At about the same time—the late 1980s—the Objectivism movement was in turmoil over issues that I have described elsewhere. When the time came for me to part company with the orthodox movement, George was my strongest ally and the co-founder of what became The Objectivist Center. We spoke frequently about the issues and events in the conflict, and discussed every aspect of the new organization we envisioned, from its name to its mission and structure. At our first event, in February, 1990 George introduced the proceedings with a ringing affirmation of the "spirit of independent thought, rational inquiry, open discussion, and debate" that we felt was essential to Objectivism. As long as this organization exists, his legacy will live on in our commitment to that spirit.

An "A" for a Jain

The following story was told by Francis Kane, professor of philosophy and former colleague of George Walsh at Salisbury State University, in a eulogy delivered November 21, 2001.

The phone rang one Friday afternoon (I'll never forget):

"Fran, I'm going to be fired!"

Jain"George, you're not going to be fired."

"Yes, I am! Something horrible has happened."

"George, we're not going to fire you. What did you do?"

And then the now-famous story of the Jain monk incident, which has entered into the annals of Salisbury University history. No need to repeat all the details here except to say that George's wit was sometimes lost on our students, as when he told anxious students in his History of Religions course that there were two ways to get an A on the upcoming test on Eastern religions: study real hard or come dressed as a Jain monk.

"You know what a Jain monk is, don't you, Fran?"

"No, George, I don't believe I do. Who are they?"

"Well, when they reach the stage of highest enlightenment, they go into the town square and shed all their clothes. But, Fran, I was only kidding. The guy didn't have a stitch of clothes on when he came in to take the test. Just the word 'Jain' written across his chest. I think some of the women were upset. I'm going to be fired, aren't I?"

"No, George, I'll call up the president, give him a heads up, and I think it will be O.K."

"Well, Fran, in that case then, I think I have to give him an A."

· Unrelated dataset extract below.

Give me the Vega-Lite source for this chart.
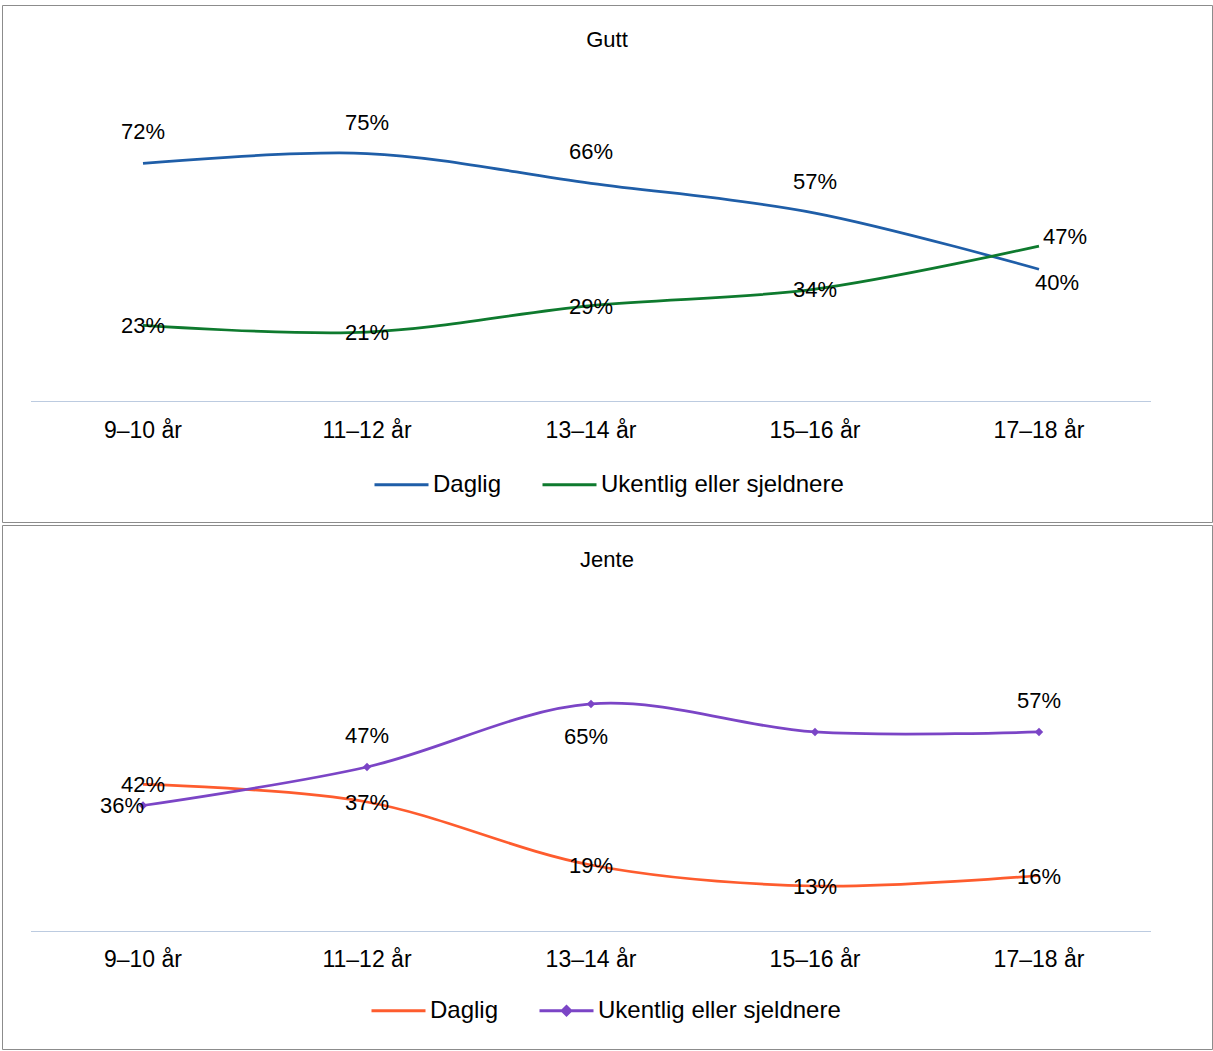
{
  "$schema": "https://vega.github.io/schema/vega-lite/v6.json",
  "padding": {"left": 1, "top": 4, "right": 2, "bottom": 2},
  "spacing": 1,
  "config": {
    "view": {"stroke": "#8c8c8c", "strokeWidth": 1},
    "font": "Liberation Sans",
    "title": {"fontSize": 22, "fontWeight": "normal", "color": "#000000", "font": "Liberation Sans", "anchor": "middle", "frame": "group"},
    "text": {"font": "Liberation Sans", "fontSize": 22, "color": "#000000", "baseline": "middle", "align": "center"}
  },
  "resolve": {"scale": {"color": "independent", "x": "independent", "y": "independent"}, "legend": {"color": "independent"}},
  "datasets": {
    "rows": [
      {"panel": "Gutt", "alder": "9–10 år", "serie": "Daglig", "verdi": 0.72},
      {"panel": "Gutt", "alder": "11–12 år", "serie": "Daglig", "verdi": 0.75},
      {"panel": "Gutt", "alder": "13–14 år", "serie": "Daglig", "verdi": 0.66},
      {"panel": "Gutt", "alder": "15–16 år", "serie": "Daglig", "verdi": 0.57},
      {"panel": "Gutt", "alder": "17–18 år", "serie": "Daglig", "verdi": 0.40},
      {"panel": "Gutt", "alder": "9–10 år", "serie": "Ukentlig eller sjeldnere", "verdi": 0.23},
      {"panel": "Gutt", "alder": "11–12 år", "serie": "Ukentlig eller sjeldnere", "verdi": 0.21},
      {"panel": "Gutt", "alder": "13–14 år", "serie": "Ukentlig eller sjeldnere", "verdi": 0.29},
      {"panel": "Gutt", "alder": "15–16 år", "serie": "Ukentlig eller sjeldnere", "verdi": 0.34},
      {"panel": "Gutt", "alder": "17–18 år", "serie": "Ukentlig eller sjeldnere", "verdi": 0.47},
      {"panel": "Jente", "alder": "9–10 år", "serie": "Daglig", "verdi": 0.42},
      {"panel": "Jente", "alder": "11–12 år", "serie": "Daglig", "verdi": 0.37},
      {"panel": "Jente", "alder": "13–14 år", "serie": "Daglig", "verdi": 0.19},
      {"panel": "Jente", "alder": "15–16 år", "serie": "Daglig", "verdi": 0.13},
      {"panel": "Jente", "alder": "17–18 år", "serie": "Daglig", "verdi": 0.16},
      {"panel": "Jente", "alder": "9–10 år", "serie": "Ukentlig eller sjeldnere", "verdi": 0.36},
      {"panel": "Jente", "alder": "11–12 år", "serie": "Ukentlig eller sjeldnere", "verdi": 0.47},
      {"panel": "Jente", "alder": "13–14 år", "serie": "Ukentlig eller sjeldnere", "verdi": 0.65},
      {"panel": "Jente", "alder": "15–16 år", "serie": "Ukentlig eller sjeldnere", "verdi": 0.57},
      {"panel": "Jente", "alder": "17–18 år", "serie": "Ukentlig eller sjeldnere", "verdi": 0.57}
    ]
  },
  "vconcat": [
    {
      "width": 1210,
      "height": 517,
      "title": {"text": "Gutt", "anchor": "middle", "frame": "group", "fontSize": 22, "fontWeight": "normal", "color": "#000000", "font": "Liberation Sans", "offset": -47},
      "data": {"name": "rows"},
      "transform": [{"filter": "datum.panel === 'Gutt'"}],
      "encoding": {
        "x": {
          "field": "alder", "type": "nominal", "sort": null,
          "scale": {"type": "band", "domain": ["9–10 år", "11–12 år", "13–14 år", "15–16 år", "17–18 år"], "paddingInner": 0, "paddingOuter": 0.2009, "align": 0.3222},
          "axis": {"orient": "bottom", "offset": -120, "domain": false, "ticks": false, "grid": false, "labelPadding": 17, "labelFontSize": 23, "labelFont": "Liberation Sans", "labelColor": "#000000", "labelAngle": 0, "title": null}
        }
      },
      "layer": [
        {
          "transform": [{"filter": "datum.serie === 'Daglig'"}],
          "mark": {"type": "rect", "fill": null, "fillOpacity": 0, "stroke": "#bccbe0", "strokeWidth": 1.2},
          "encoding": {
            "y": {"datum": 0, "type": "quantitative", "scale": {"domain": [-0.3645, 1.1993], "nice": false, "zero": false}, "axis": null},
            "y2": {"datum": 0}
          }
        },
        {
          "mark": {"type": "line", "interpolate": "cardinal", "strokeWidth": 2.75},
          "encoding": {
            "y": {"field": "verdi", "type": "quantitative", "axis": null},
            "color": {
              "field": "serie", "type": "nominal",
              "scale": {"domain": ["Daglig", "Ukentlig eller sjeldnere"], "range": ["#1f5ea8", "#0e7a2e"]},
              "legend": {"orient": "none", "legendX": 371, "legendY": 451, "direction": "horizontal", "title": null, "symbolType": "stroke", "symbolSize": 2916, "symbolStrokeWidth": 3, "labelFontSize": 24, "labelFont": "Liberation Sans", "labelColor": "#000000", "labelOffset": 3, "labelLimit": 0, "columnPadding": 34, "padding": 0}
            }
          }
        },
        {
          "transform": [{"filter": "datum.serie === 'Daglig' && datum.alder !== '17–18 år'"}],
          "mark": {"type": "text", "dy": -31},
          "encoding": {"y": {"field": "verdi", "type": "quantitative"}, "text": {"field": "verdi", "type": "quantitative", "format": ".0%"}}
        },
        {
          "transform": [{"filter": "datum.serie !== 'Daglig' && datum.alder !== '17–18 år'"}],
          "mark": {"type": "text", "dy": 1},
          "encoding": {"y": {"field": "verdi", "type": "quantitative"}, "text": {"field": "verdi", "type": "quantitative", "format": ".0%"}}
        },
        {
          "transform": [{"filter": "datum.serie === 'Daglig' && datum.alder === '17–18 år'"}],
          "mark": {"type": "text", "dx": 18, "dy": 14},
          "encoding": {"y": {"field": "verdi", "type": "quantitative"}, "text": {"field": "verdi", "type": "quantitative", "format": ".0%"}}
        },
        {
          "transform": [{"filter": "datum.serie !== 'Daglig' && datum.alder === '17–18 år'"}],
          "mark": {"type": "text", "dx": 26, "dy": -9},
          "encoding": {"y": {"field": "verdi", "type": "quantitative"}, "text": {"field": "verdi", "type": "quantitative", "format": ".0%"}}
        }
      ]
    },
    {
      "width": 1210,
      "height": 524,
      "title": {"text": "Jente", "anchor": "middle", "frame": "group", "fontSize": 22, "fontWeight": "normal", "color": "#000000", "font": "Liberation Sans", "offset": -47},
      "data": {"name": "rows"},
      "transform": [{"filter": "datum.panel === 'Jente'"}],
      "encoding": {
        "x": {
          "field": "alder", "type": "nominal", "sort": null,
          "scale": {"type": "band", "domain": ["9–10 år", "11–12 år", "13–14 år", "15–16 år", "17–18 år"], "paddingInner": 0, "paddingOuter": 0.2009, "align": 0.3222},
          "axis": {"orient": "bottom", "offset": -117.5, "domain": false, "ticks": false, "grid": false, "labelPadding": 17, "labelFontSize": 23, "labelFont": "Liberation Sans", "labelColor": "#000000", "labelAngle": 0, "title": null}
        }
      },
      "layer": [
        {
          "transform": [{"filter": "datum.serie === 'Daglig'"}],
          "mark": {"type": "rect", "fill": null, "fillOpacity": 0, "stroke": "#bccbe0", "strokeWidth": 1.2},
          "encoding": {
            "y": {"datum": 0, "type": "quantitative", "scale": {"domain": [-0.3357, 1.1614], "nice": false, "zero": false}, "axis": null},
            "y2": {"datum": 0}
          }
        },
        {
          "mark": {"type": "line", "interpolate": "cardinal", "strokeWidth": 2.75},
          "encoding": {
            "y": {"field": "verdi", "type": "quantitative", "axis": null},
            "color": {
              "field": "serie", "type": "nominal",
              "scale": {"domain": ["Daglig", "Ukentlig eller sjeldnere"], "range": ["#fe5c2e", "#7b45c6"]},
              "legend": {
                "orient": "none", "legendX": 368, "legendY": 457, "direction": "horizontal", "title": null, "symbolType": "stroke", "symbolSize": 2916, "symbolStrokeWidth": 3, "labelFontSize": 24, "labelFont": "Liberation Sans", "labelColor": "#000000", "labelOffset": 3, "labelLimit": 0, "columnPadding": 34, "padding": 0,
                "encode": {
                  "symbols": {
                    "update": {
                      "shape": [{"test": "datum.value === 'Daglig'", "value": "M-1,0H1"}, {"value": "M-1,0H1M0,-0.155L0.155,0L0,0.155L-0.155,0Z"}],
                      "fill": [{"test": "datum.value === 'Daglig'", "value": "transparent"}, {"value": "#7b45c6"}],
                      "fillOpacity": {"value": 1}
                    }
                  }
                }
              }
            }
          }
        },
        {
          "transform": [{"filter": "datum.serie !== 'Daglig'"}],
          "mark": {"type": "point", "shape": "diamond", "filled": true, "size": 70, "opacity": 1, "color": "#7b45c6"},
          "encoding": {"y": {"field": "verdi", "type": "quantitative"}}
        },
        {
          "transform": [{"filter": "datum.serie === 'Daglig'"}],
          "mark": {"type": "text", "dy": 1},
          "encoding": {"y": {"field": "verdi", "type": "quantitative"}, "text": {"field": "verdi", "type": "quantitative", "format": ".0%"}}
        },
        {
          "transform": [{"filter": "datum.serie !== 'Daglig' && datum.alder === '9–10 år'"}],
          "mark": {"type": "text", "dx": -21, "dy": 1},
          "encoding": {"y": {"field": "verdi", "type": "quantitative"}, "text": {"field": "verdi", "type": "quantitative", "format": ".0%"}}
        },
        {
          "transform": [{"filter": "datum.serie !== 'Daglig' && (datum.alder === '11–12 år' || datum.alder === '17–18 år')"}],
          "mark": {"type": "text", "dy": -31},
          "encoding": {"y": {"field": "verdi", "type": "quantitative"}, "text": {"field": "verdi", "type": "quantitative", "format": ".0%"}}
        },
        {
          "transform": [{"filter": "datum.serie !== 'Daglig' && datum.alder === '13–14 år'"}],
          "mark": {"type": "text", "dx": -5, "dy": 33},
          "encoding": {"y": {"field": "verdi", "type": "quantitative"}, "text": {"field": "verdi", "type": "quantitative", "format": ".0%"}}
        }
      ]
    }
  ]
}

George could be the very image of an absent-minded professor. His relationship with "the real world"—a phrase that, for philosophers, has the connotations of travel to an exotic land—was somewhat tentative. Yet on the important things in life, he was one of the most grounded people I have known. He was a man of solid integrity, ready to stand up for his convictions. In the late 1960s, for example, when the American Philosophical Association voted to condemn the Vietnam War, he stood up to demand that, in order to be consistent, the assembled philosophers should also proclaim a belief in objective moral principles. At the same time, George was a realist with a shrewd political sense of how people would actually behave. This combination of traits made him a peerless advisor. Time and again, when I went to him for advice about some decision, I came away with the two things I needed to know: what was the right thing to do, and what it was going to cost me.

George was a humanist at heart. Though he had little sympathy for contemporary "secular humanism"—with its fixation on the sins of religion—its moral relativism and left-wing leanings, he shared the spirit of Renaissance humanists like Montaigne, who had painted on his ceiling the credo Humani nil a me alienum puto—"I consider nothing human to be alien to me." That credo could have been George's. He mined the rich history of human thought and practice not only for the veins of truth he could add to his own convictions but for the larger truth about human nature and aspiration. He loved the enterprise of human life in all its diversity, with all its false starts and contrariness as well as its triumphs.

This spirit was a welcome addition to the Objectivist movement, where the love of Man has sometimes led to contempt for men. More importantly, it made George the scholar, teacher, colleague, and friend whom so many of us loved. We offer our deepest sympathy and condolence to his family and friends.